Coretan Ketatanegaraan
Siap Kalah, Lalu Menggugat
SEBAGAI sebuah kontestasi demokrasi, Pemilu akan menghasilkan pemenang dan mereka yang kurang beruntung.
Oleh: Rifqinizamy Karsayuda
SEBAGAI sebuah kontestasi demokrasi, Pemilu akan menghasilkan pemenang dan mereka yang kurang beruntung. Kompetisi demokrasi yang akan menghasilkan wakil rakyat dengan jumlah yang telah ditentukan oleh UU berdasarkan jumlah kursi di DPR dan DPRD di berbagai tingkatan, hanya menyediakan kursi yang amat terbatas. Konsekwensinya, pemilu akan menyisakan mereka yang kalah dengan kuantitas yang cukup besar.
Tak sedikit dari ribuan caleg saat ini memendam pesimisme untuk terpilih. Banyak alasan untuk itu, misalnya kondisi lapangan yang memerlukan biaya politik yang tak sedikit. Sementara biaya yang dimiliki caleg tak seberapa.
Adapula mereka yang telah berikhtiar kuat memperkenalkan diri ke akar rumput, namun konon tak mendapat respon yang memadai. Mereka ini nampaknya telah sadar bahwa pemilu kali ini tak mengandung peruntungan bagi mereka.
Adapula tipikal caleg yang lain, yaitu caleg yang menjadi tim sukses bagi caleg lainnya. Simbiosis yang dibangun oleh keduanya adalah suara pemilih yang akan digunakan untuk tiga tingkatan pemilihan Parlemen (Pusat, Provinsi dan Kab/Kota) dijadikan satu paket untuk
memilih tiga caleg.
Dari ketiga caleg itu sesungguhnya hanya satu orang caleg yang bekerja menggarap akar rumput, sedangkan caleg pada tingkatan pencalonan yang lebih tinggi biasanya berkewajiban menyediakan biaya politiknya.
Caleg yang bertugas menggarap akar rumput itu biasanya adalah caleg pada level pencalonan terendah, yaitu untuk DPRD Kab/Kota. Caleg-caleg demikian banyak yang sedari awal sadar, bahwa kehadirannya tak lebih seperti tim sukses caleg lain.
Bagi dua tipikal caleg demikian, ketidak terpilihan dalam Pemilu nampaknya tak terlalu masalah. Lantaran mereka sadar sedari awal bahwa peluang mereka rendah.
Namun tak sedikit caleg yang maju dalam Pileg 2014 ini dengan sangat percaya diri, kendati kepercayaan dirinya tak terukur.

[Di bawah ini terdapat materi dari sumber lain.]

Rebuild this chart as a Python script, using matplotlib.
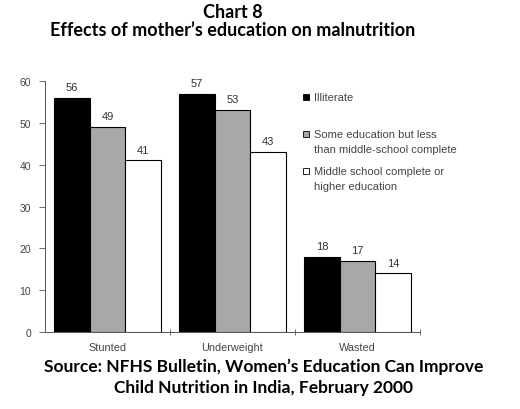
import matplotlib
matplotlib.use('agg')
import matplotlib.pyplot as plt
import numpy as np

categories = ['Stunted', 'Underweight', 'Wasted']
illiterate = [56, 57, 18]
some_edu = [49, 53, 17]
middle_plus = [41, 43, 14]
series_labels = ['Illiterate',
                 'Some education but less\nthan middle-school complete',
                 'Middle school complete or\nhigher education']
y_ticks = [0, 10, 20, 30, 40, 50, 60]


def main():
    fig = plt.figure(figsize=(5.2, 4.1), dpi=100)
    ax = fig.add_axes([45 / 520, 1 - 333 / 410, 375 / 520, 251 / 410])

    x = np.arange(len(categories)) + 0.5
    w = 0.285
    colors = ['black', '#a8a8a8', 'white']
    series = [illiterate, some_edu, middle_plus]
    for i, (vals, col) in enumerate(zip(series, colors)):
        pos = x + (i - 1) * w
        ax.bar(pos, vals, width=w, color=col, edgecolor='black', linewidth=0.8)
        for px, v in zip(pos, vals):
            ax.text(px, v + 1.4, str(v), ha='center', va='bottom',
                    fontsize=8, color='#333333', family='Liberation Sans')

    ax.set_xlim(0, 3)
    ax.set_ylim(0, 60)
    ax.set_yticks(y_ticks)
    ax.set_yticklabels([str(t) for t in y_ticks], fontsize=7.5, color='#444444',
                       family='Liberation Sans')
    ax.set_xticks([1, 2, 3])
    ax.set_xticklabels([])
    ax.set_xticks(x, minor=True)
    ax.set_xticklabels(categories, minor=True, fontsize=7.8, color='#444444',
                       family='Liberation Sans')
    ax.tick_params(axis='x', which='minor', length=0, pad=7)
    ax.tick_params(axis='x', which='major', direction='inout', length=5,
                   width=0.6, color='#555555')
    ax.tick_params(axis='y', direction='out', length=4, width=0.6,
                   color='#555555', pad=6)
    for s in ['top', 'right']:
        ax.spines[s].set_visible(False)
    for s in ['left', 'bottom']:
        ax.spines[s].set_color('#555555')
        ax.spines[s].set_linewidth(0.7)

    # legend drawn by hand to the right of the middle group
    leg_y = [98, 135, 172]
    for col, lab, yy in zip(colors, series_labels, leg_y):
        fig.patches.append(plt.Rectangle((303 / 520, 1 - (yy + 3) / 410),
                                         6 / 520, 6 / 410, transform=fig.transFigure,
                                         facecolor=col, edgecolor='black',
                                         linewidth=0.6))
        fig.text(314 / 520, 1 - (yy - 5) / 410, lab, ha='left', va='top',
                 fontsize=8, color='#444444', family='Liberation Sans',
                 linespacing=1.6)

    fig.text(233 / 520, 1 - 12 / 410, 'Chart 8', ha='center', va='center',
             fontsize=13, fontweight='bold', family='Lato')
    fig.text(233 / 520, 1 - 30 / 410, 'Effects of mother\u2019s education on malnutrition',
             ha='center', va='center', fontsize=13, fontweight='bold',
             family='Lato')
    fig.text(264 / 520, 1 - 367 / 410,
             'Source: NFHS Bulletin, Women\u2019s Education Can Improve',
             ha='center', va='center', fontsize=12.5, fontweight='bold',
             family='Lato')
    fig.text(264 / 520, 1 - 388 / 410, 'Child Nutrition in India, February 2000',
             ha='center', va='center', fontsize=12.5, fontweight='bold',
             family='Lato')

    fig.savefig('out.png', dpi=100)


if __name__ == '__main__':
    main()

Caleg-caleg semacam ini bahkan tak pernah tau berapa suara minimal yang mesti dia peroleh untuk memenuhi 100% BPP atau setidaknya 50% BPP.
Mereka juga kadang tak terlalu paham berapa jumlah TPS yang ada di daerah pemilihannya. Siapa saja saksi yang berada di masing-masing TPS, serta bagaimana mekanisme rekapitulasi suara hingga penetapan caleg terpilih berlangsung. Caleg-caleg semacam inilah yang rentan tak menerima kekalahan, namun tak berdaya melakukan langkah perlawanan.
Pemilu, sekali lagi, sebagai sebuah kontestasi demokrasi amat mungkin menghadirkan unfair play dalam pelaksanaannya. Ketidak-fair-an permainan itu bisa hadir dari para peserta pemilu, penyelenggara pemilu atau bahkan pihak lain, semacam birokrasi yang berpihak pada partai politik tertentu.
Situasi ini semakin sulit diatasi lantaran aparat pengawas pemilu jumlahnya amat terbatas. Pada level Pengawas Lapangan yang mengawasi langsung TPS-TPS misalnya, UU No.15 Tahun 2011 hanya memberikan kuota 1-5 orang per desa/kelurahan. Padahal satu kelurahan di Banjarmasin misalnya, jumlah TPS nya bisa mencapai 25-30 buah TPS.
Kesulitan yang mengikuti minimnya jumlah pengawas pemilu itu adalah kesulitan menjadikan berbagai indikasi kecurangan pemilu menjadi alat bukti untuk menyeret ke pengadilan. Banyaknya jumlah relawan pemantau dan saksi dari paserta Pemilu mestinya dapat meminimalisir soal kecurangan ini.
Namun nyatanya, kecurangan yang bersifat sistemik dan massif kerap terjadi. Ini sekali lagi lantaran terjadi persekongkolan dari peserta pemilu, penyelenggara yang kerap pula bertemali dengan birokrasi yang memihak.
Lalu apa yang bisa dilakukan? Pertama : Bagi para caleg semestinya muncul kesadaran bahwa bersiap untuk kalah, jauh lebih baik dari pada bersiap untuk menang.